=== What to produce ===
Give every line of the data again, unchanged, but with no pictures.

=== Dataset excerpt ===

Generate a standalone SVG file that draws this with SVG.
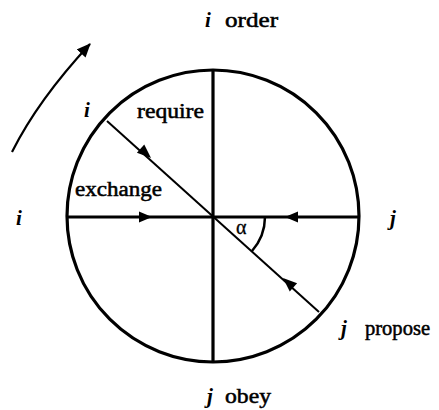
<svg xmlns="http://www.w3.org/2000/svg" width="439" height="410" viewBox="0 0 439 410">
<defs>
<style>
.t{font-family:"Liberation Serif","Times New Roman",serif;font-size:20px;fill:#000;stroke:#000;stroke-width:0.5}
.v{font-family:"Liberation Serif","Times New Roman",serif;font-size:21px;font-style:italic;font-weight:bold;fill:#000}
.thick{stroke:#000;stroke-width:3.2;fill:none}
.thin{stroke:#000;stroke-width:2;fill:none}
.ah{fill:#000;stroke:none}
</style>
<marker id="head" markerWidth="14" markerHeight="12" refX="13" refY="6" orient="auto" markerUnits="userSpaceOnUse">
<path d="M0,0 L14,6 L0,12 Z" fill="#000"/>
</marker>
</defs>
<rect width="439" height="410" fill="#fff"/>
<g id="circle">
<circle cx="213" cy="216" r="146" class="thick"/>
</g>
<g id="connectors">
<line x1="66" y1="217" x2="360" y2="217" class="thick"/>
<line x1="213" y1="70" x2="213" y2="362" class="thick"/>
<line x1="107" y1="121" x2="319" y2="312" class="thin"/>
<path d="M265,217 A52,52 0 0 1 252,251" class="thin" style="stroke-width:2.5"/>
<path d="M12,152 Q38,100 90,44" class="thin" style="stroke-width:2.2" marker-end="url(#head)"/>
<path class="ah" d="M152,217 L139,211.5 L139,222.5 Z"/>
<path class="ah" d="M285,217 L298,211.5 L298,222.5 Z"/>
<path class="ah" transform="translate(151,158) rotate(42)" d="M0,0 L-14,-5.5 L-14,5.5 Z"/>
<path class="ah" transform="translate(283,278) rotate(222)" d="M0,0 L-14,-5.5 L-14,5.5 Z"/>
</g>
<g id="labels">
<text class="v" x="205" y="27">i</text>
<text class="t" x="225" y="27" textLength="53" lengthAdjust="spacingAndGlyphs">order</text>
<text class="v" x="84" y="117">i</text>
<text class="t" x="137" y="118" textLength="67" lengthAdjust="spacingAndGlyphs">require</text>
<text class="t" x="75" y="196" textLength="87" lengthAdjust="spacingAndGlyphs">exchange</text>
<text class="v" x="16" y="225">i</text>
<text class="v" x="390" y="225">j</text>
<text class="t" x="236" y="234" style="font-size:20px;stroke-width:0.3">α</text>
<text class="v" x="341" y="335">j</text>
<text class="t" x="365" y="335" textLength="65" lengthAdjust="spacingAndGlyphs">propose</text>
<text class="v" x="207" y="403">j</text>
<text class="t" x="225" y="403" textLength="46" lengthAdjust="spacingAndGlyphs">obey</text>
</g>
</svg>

=== Answer to this problem ===
Generate a standalone SVG file that draws this with SVG.
<svg xmlns="http://www.w3.org/2000/svg" width="439" height="410" viewBox="0 0 439 410">
<defs>
<style>
.t{font-family:"Liberation Serif","Times New Roman",serif;font-size:20px;fill:#000;stroke:#000;stroke-width:0.5}
.v{font-family:"Liberation Serif","Times New Roman",serif;font-size:21px;font-style:italic;font-weight:bold;fill:#000}
.thick{stroke:#000;stroke-width:3.2;fill:none}
.thin{stroke:#000;stroke-width:2;fill:none}
.ah{fill:#000;stroke:none}
</style>
<marker id="head" markerWidth="14" markerHeight="12" refX="13" refY="6" orient="auto" markerUnits="userSpaceOnUse">
<path d="M0,0 L14,6 L0,12 Z" fill="#000"/>
</marker>
</defs>
<rect width="439" height="410" fill="#fff"/>
<g id="circle">
<circle cx="213" cy="216" r="146" class="thick"/>
</g>
<g id="connectors">
<line x1="66" y1="217" x2="360" y2="217" class="thick"/>
<line x1="213" y1="70" x2="213" y2="362" class="thick"/>
<line x1="107" y1="121" x2="319" y2="312" class="thin"/>
<path d="M265,217 A52,52 0 0 1 252,251" class="thin" style="stroke-width:2.5"/>
<path d="M12,152 Q38,100 90,44" class="thin" style="stroke-width:2.2" marker-end="url(#head)"/>
<path class="ah" d="M152,217 L139,211.5 L139,222.5 Z"/>
<path class="ah" d="M285,217 L298,211.5 L298,222.5 Z"/>
<path class="ah" transform="translate(151,158) rotate(42)" d="M0,0 L-14,-5.5 L-14,5.5 Z"/>
<path class="ah" transform="translate(283,278) rotate(222)" d="M0,0 L-14,-5.5 L-14,5.5 Z"/>
</g>
<g id="labels">
<text class="v" x="205" y="27">i</text>
<text class="t" x="225" y="27" textLength="53" lengthAdjust="spacingAndGlyphs">order</text>
<text class="v" x="84" y="117">i</text>
<text class="t" x="137" y="118" textLength="67" lengthAdjust="spacingAndGlyphs">require</text>
<text class="t" x="75" y="196" textLength="87" lengthAdjust="spacingAndGlyphs">exchange</text>
<text class="v" x="16" y="225">i</text>
<text class="v" x="390" y="225">j</text>
<text class="t" x="236" y="234" style="font-size:20px;stroke-width:0.3">α</text>
<text class="v" x="341" y="335">j</text>
<text class="t" x="365" y="335" textLength="65" lengthAdjust="spacingAndGlyphs">propose</text>
<text class="v" x="207" y="403">j</text>
<text class="t" x="225" y="403" textLength="46" lengthAdjust="spacingAndGlyphs">obey</text>
</g>
</svg>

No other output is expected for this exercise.